If Horton Plaza was theater, the Mall of America was empire.
Opened in 1992 in Bloomington, Minnesota, it represented the culmination of the American shopping mall — a city of consumption under one roof, complete with amusement park, aquarium, hotels, and chapel.
It was both absurd and awe-inspiring, a mirror of national appetite.
Origins and Scale
Developed by the Ghermezian family of Canada and designed by Jon Jerde Partnership (again under Jerde’s direction), the Mall of America replaced a defunct football stadium on a 78-acre site adjacent to the Minneapolis–St. Paul airport.
At 5.6 million square feet, it became the largest shopping center in the United States, drawing over 40 million visitors annually.
The concept was as psychological as commercial: to make shopping a civic event.
In a region defined by long winters, the enclosed, climate-controlled environment functioned as a surrogate downtown — safe, clean, and endlessly stimulating.

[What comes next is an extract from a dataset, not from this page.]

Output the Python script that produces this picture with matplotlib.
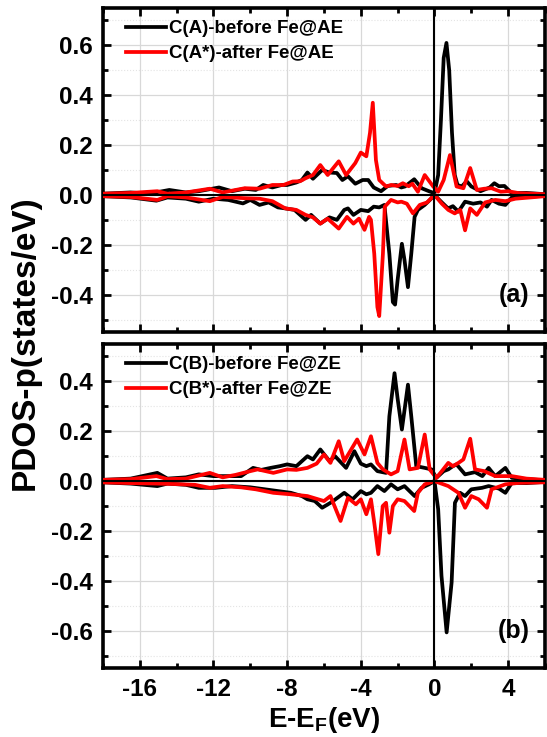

Interior view of the Mall of America, Bloomington, Minnesota, 1995.
Spatial Design
Jerde applied lessons from Horton Plaza but on a monumental scale.
Four massive anchors enclosed a vast atrium containing Nickelodeon Universe, a seven-acre amusement park with roller coasters weaving through glass ceilings.
The interior circulation mimicked an urban grid: boulevards, squares, and axial vistas.
Lighting simulated daylight; materials mimicked permanence.
Every architectural cue evoked public space — except ownership was private.
This was the suburban cathedral, where consumer choice replaced civic ritual.
The food court was the new town square, and the indoor park the new commons.

Aquarium within the Mall of America, circa 2005.
Economic and Social Context
The Mall of America generated enormous revenue for the region — over $2 billion in annual economic activity — and employed more than 10,000 workers.
It became a destination in itself, drawing tourists from across the Midwest and even abroad.
It was urbanism without city: a complete ecosystem of desire.
Critics saw dystopia in its success.
By enclosing and privatizing social life, the mall eroded the unpredictability of the real city.
No loitering, no dissent, no poverty allowed — a utopia of control disguised as leisure.
In this sense, it perfectly captured the contradictions of late capitalism: community without community, architecture without outdoors.
Evolution and Decline
The 2000s brought retail contraction and digital disruption.
While the Mall of America continues to operate profitably, much of its growth now comes from entertainment, hotels, and experience-based attractions rather than shopping itself.
Like Horton Plaza, it transitions from marketplace to media environment.
Its sustainability efforts — rooftop solar panels, greywater recycling, and waste diversion — signal a new awareness, but its core remains consumption as spectacle.
Design Analysis
- Monumentality of consumption: scale as psychological strategy.
- Privatization of civic space: simulated urbanism in controlled environments.
- Climatic adaptation: enclosure as regional necessity.
- Post-retail evolution: from shopping to entertainment to experience economy.
Discussion Points
- What replaces civic meaning when the city becomes a mall?
- How can design reconcile comfort with authenticity?
- Is “experience” a sustainable economic model?
The Mall of America marks the apogee of an idea Jefferson never imagined: the republic of consumption.
It demonstrates both architecture’s power to seduce and its inability to save.
If Horton Plaza celebrated imagination, the Mall of America institutionalized it — the last grand cathedral before the marketplace moved online.

Amusement Park inside the Mall of America, circa 2010.